--- BEGIN Data to use ---
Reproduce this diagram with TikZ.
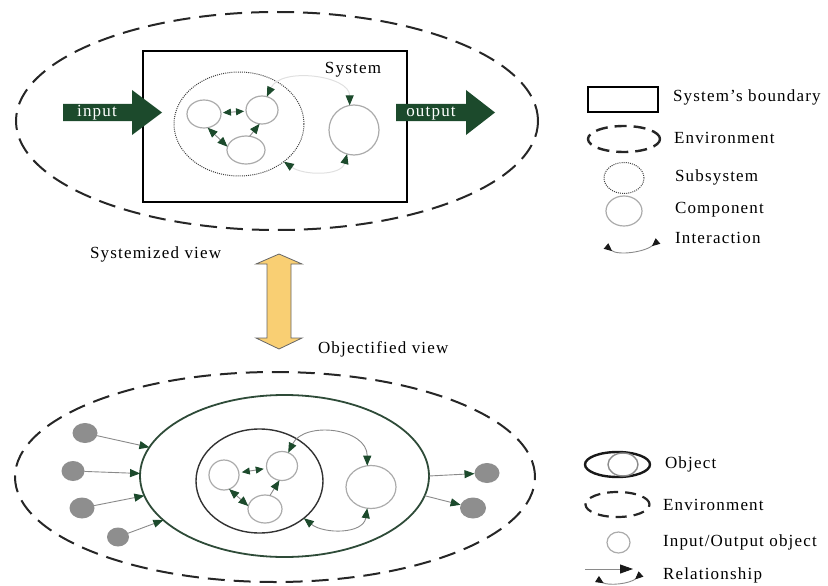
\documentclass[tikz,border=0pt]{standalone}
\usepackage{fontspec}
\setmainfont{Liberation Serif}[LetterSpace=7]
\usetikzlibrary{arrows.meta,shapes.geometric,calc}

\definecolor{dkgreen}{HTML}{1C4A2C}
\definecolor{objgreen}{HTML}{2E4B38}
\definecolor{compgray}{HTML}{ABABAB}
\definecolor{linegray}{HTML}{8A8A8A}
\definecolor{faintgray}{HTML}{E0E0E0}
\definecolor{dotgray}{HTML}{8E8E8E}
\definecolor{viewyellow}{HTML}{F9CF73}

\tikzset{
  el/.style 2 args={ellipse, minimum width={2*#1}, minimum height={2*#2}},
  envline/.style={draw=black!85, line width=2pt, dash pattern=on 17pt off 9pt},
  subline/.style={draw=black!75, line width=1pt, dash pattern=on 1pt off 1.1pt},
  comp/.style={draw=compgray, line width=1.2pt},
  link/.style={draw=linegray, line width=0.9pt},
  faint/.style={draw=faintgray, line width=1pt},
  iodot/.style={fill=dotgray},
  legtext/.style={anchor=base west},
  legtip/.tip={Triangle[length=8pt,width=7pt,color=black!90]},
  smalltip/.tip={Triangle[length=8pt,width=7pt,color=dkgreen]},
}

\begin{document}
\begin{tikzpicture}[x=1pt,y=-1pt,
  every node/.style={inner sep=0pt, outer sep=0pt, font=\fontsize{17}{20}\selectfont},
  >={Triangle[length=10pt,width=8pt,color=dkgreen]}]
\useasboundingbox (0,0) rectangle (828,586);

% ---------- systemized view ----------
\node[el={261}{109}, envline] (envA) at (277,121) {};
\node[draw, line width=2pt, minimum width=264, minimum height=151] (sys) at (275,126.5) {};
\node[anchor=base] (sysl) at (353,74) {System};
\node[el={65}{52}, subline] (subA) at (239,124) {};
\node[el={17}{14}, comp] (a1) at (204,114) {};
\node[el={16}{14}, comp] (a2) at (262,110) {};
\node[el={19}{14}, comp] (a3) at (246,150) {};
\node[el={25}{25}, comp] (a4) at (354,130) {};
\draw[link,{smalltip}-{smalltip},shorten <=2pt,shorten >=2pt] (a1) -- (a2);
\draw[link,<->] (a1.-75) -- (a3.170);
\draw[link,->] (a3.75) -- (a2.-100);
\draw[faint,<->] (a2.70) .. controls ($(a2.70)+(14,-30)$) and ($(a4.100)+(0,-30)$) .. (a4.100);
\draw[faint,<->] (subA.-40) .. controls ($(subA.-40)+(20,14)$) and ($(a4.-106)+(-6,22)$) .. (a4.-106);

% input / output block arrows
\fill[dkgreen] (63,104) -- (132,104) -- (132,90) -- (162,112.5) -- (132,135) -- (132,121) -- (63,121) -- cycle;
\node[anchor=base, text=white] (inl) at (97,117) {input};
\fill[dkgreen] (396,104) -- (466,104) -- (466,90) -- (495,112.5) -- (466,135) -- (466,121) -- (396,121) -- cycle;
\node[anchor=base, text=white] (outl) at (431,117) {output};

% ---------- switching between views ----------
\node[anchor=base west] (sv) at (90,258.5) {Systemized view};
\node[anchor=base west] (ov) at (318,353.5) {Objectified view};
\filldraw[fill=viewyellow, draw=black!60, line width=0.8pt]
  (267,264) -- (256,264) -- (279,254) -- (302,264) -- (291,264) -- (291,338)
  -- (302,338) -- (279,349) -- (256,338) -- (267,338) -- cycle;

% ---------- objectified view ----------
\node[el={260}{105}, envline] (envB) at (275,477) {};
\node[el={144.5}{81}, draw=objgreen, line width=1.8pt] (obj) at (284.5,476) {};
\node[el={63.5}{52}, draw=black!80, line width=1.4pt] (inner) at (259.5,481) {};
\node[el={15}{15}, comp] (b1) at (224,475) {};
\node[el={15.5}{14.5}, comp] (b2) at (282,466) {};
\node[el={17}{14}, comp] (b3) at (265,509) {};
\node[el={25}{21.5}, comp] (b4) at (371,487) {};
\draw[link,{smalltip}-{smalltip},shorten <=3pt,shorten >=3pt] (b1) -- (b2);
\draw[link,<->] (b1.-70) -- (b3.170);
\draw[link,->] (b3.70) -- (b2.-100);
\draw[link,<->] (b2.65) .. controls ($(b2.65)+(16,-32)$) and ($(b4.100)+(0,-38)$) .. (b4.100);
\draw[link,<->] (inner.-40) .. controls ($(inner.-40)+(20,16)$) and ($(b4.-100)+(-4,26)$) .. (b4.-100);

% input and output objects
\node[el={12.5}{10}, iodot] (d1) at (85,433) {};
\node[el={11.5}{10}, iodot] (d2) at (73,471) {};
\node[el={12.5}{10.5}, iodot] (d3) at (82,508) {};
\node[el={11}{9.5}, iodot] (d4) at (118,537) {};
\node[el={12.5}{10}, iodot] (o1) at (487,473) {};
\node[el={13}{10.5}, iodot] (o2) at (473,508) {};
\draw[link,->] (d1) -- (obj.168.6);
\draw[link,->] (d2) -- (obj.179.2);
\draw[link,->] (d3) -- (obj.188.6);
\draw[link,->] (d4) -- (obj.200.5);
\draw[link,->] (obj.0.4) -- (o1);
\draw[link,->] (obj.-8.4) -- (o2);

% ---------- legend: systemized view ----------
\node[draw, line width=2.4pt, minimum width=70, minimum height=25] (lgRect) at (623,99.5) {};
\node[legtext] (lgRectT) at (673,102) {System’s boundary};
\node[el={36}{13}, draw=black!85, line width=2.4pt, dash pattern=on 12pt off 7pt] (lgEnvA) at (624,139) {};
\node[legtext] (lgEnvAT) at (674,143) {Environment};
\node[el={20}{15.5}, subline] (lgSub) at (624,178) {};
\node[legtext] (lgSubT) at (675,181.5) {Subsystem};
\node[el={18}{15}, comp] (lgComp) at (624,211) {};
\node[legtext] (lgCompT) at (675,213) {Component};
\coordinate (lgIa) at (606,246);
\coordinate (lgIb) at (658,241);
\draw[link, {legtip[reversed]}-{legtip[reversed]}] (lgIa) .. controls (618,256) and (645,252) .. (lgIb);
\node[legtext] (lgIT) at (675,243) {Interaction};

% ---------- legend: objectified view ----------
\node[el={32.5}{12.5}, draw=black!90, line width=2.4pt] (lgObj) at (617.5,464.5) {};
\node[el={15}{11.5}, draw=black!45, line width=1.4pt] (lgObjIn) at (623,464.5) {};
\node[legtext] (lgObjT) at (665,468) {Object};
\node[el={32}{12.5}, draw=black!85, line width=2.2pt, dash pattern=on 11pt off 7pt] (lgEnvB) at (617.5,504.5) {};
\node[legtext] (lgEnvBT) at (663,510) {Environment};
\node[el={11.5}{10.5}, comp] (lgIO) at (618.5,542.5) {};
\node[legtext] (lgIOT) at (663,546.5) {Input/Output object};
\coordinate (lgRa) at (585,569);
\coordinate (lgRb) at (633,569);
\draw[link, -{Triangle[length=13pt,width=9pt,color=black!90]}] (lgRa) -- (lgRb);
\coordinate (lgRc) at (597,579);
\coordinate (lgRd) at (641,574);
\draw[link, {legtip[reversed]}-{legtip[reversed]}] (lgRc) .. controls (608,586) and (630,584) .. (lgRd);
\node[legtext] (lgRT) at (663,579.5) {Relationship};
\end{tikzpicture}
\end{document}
--- END Data to use ---
--- BEGIN Data to use ---
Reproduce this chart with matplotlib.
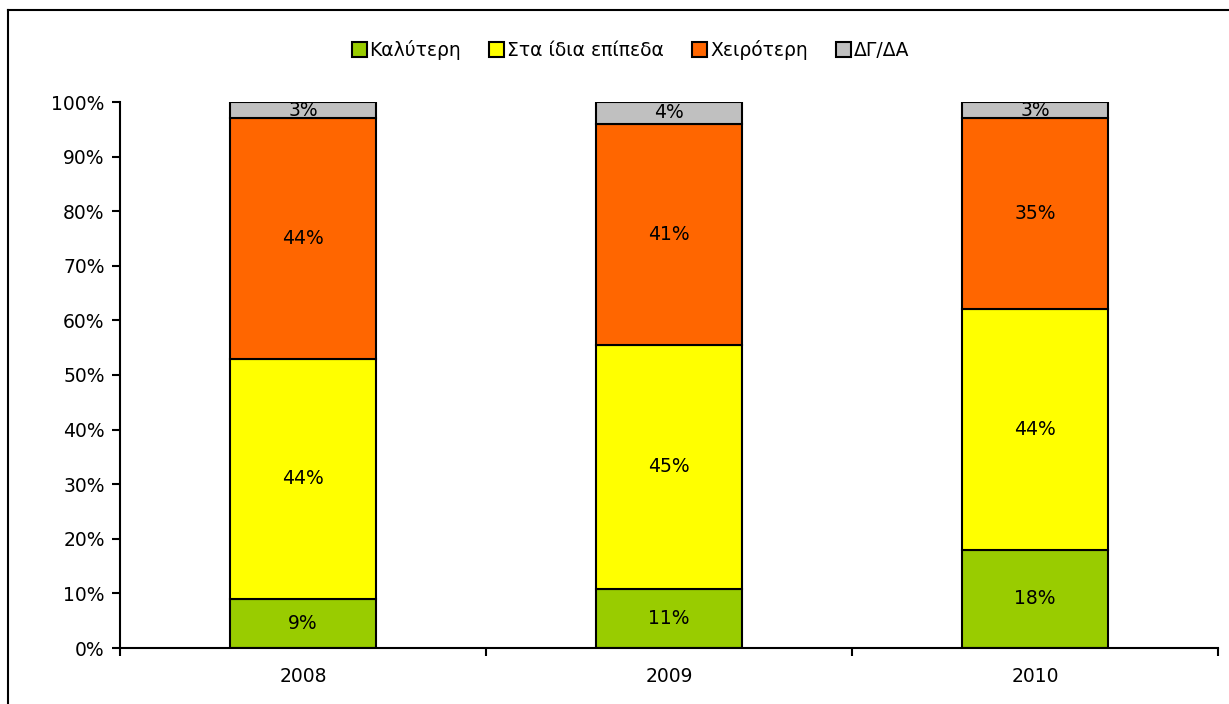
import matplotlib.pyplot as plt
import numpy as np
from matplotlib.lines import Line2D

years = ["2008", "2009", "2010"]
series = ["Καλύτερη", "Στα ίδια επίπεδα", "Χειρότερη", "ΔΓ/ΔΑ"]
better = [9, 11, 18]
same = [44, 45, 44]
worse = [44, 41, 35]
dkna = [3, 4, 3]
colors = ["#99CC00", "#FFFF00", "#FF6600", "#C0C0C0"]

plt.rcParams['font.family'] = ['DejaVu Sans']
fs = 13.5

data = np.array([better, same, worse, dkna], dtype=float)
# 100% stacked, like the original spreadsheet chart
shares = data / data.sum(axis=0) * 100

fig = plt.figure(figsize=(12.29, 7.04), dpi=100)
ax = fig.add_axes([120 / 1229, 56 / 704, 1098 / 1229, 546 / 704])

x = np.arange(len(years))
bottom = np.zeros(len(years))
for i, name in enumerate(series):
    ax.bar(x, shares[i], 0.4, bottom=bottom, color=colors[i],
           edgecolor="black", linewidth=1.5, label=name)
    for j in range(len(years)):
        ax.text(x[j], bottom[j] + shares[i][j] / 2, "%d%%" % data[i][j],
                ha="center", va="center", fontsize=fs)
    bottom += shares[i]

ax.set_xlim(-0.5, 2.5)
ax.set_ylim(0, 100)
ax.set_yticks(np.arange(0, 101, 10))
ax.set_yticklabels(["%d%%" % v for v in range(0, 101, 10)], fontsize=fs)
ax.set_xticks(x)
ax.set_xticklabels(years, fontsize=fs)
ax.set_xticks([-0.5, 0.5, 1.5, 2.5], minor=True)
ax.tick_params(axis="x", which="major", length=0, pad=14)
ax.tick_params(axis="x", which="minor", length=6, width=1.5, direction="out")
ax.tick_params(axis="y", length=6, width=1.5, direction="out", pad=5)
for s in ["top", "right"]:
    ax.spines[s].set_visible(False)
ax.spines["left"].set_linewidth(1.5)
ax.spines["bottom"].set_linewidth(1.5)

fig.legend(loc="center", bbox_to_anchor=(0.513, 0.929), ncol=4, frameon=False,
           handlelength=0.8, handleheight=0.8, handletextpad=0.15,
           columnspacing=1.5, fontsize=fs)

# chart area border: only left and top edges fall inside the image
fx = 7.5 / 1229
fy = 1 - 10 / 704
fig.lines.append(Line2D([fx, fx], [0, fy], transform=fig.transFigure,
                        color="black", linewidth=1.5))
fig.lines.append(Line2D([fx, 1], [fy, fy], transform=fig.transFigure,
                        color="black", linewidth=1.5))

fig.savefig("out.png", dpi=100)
--- END Data to use ---
--- BEGIN Data to use ---
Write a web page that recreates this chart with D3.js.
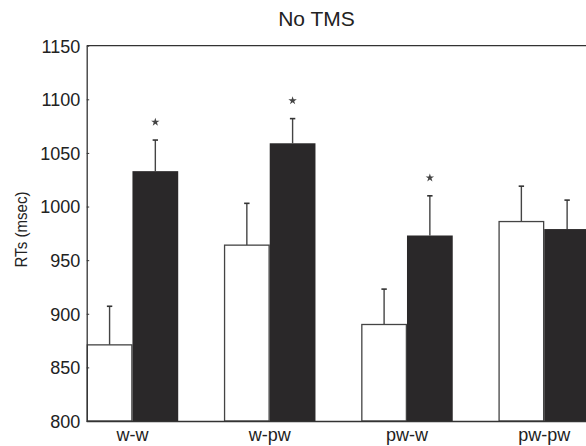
--- END Data to use ---
*What to produce*
Within the entries above, give again exactly the lines starting at the one that contains "Reproduce this chart with matplotlib." and ending at the one that contains "from matplotlib.lines import Line2D", leaving out the pictures.

*Task response*
Reproduce this chart with matplotlib.
import matplotlib.pyplot as plt
import numpy as np
from matplotlib.lines import Line2D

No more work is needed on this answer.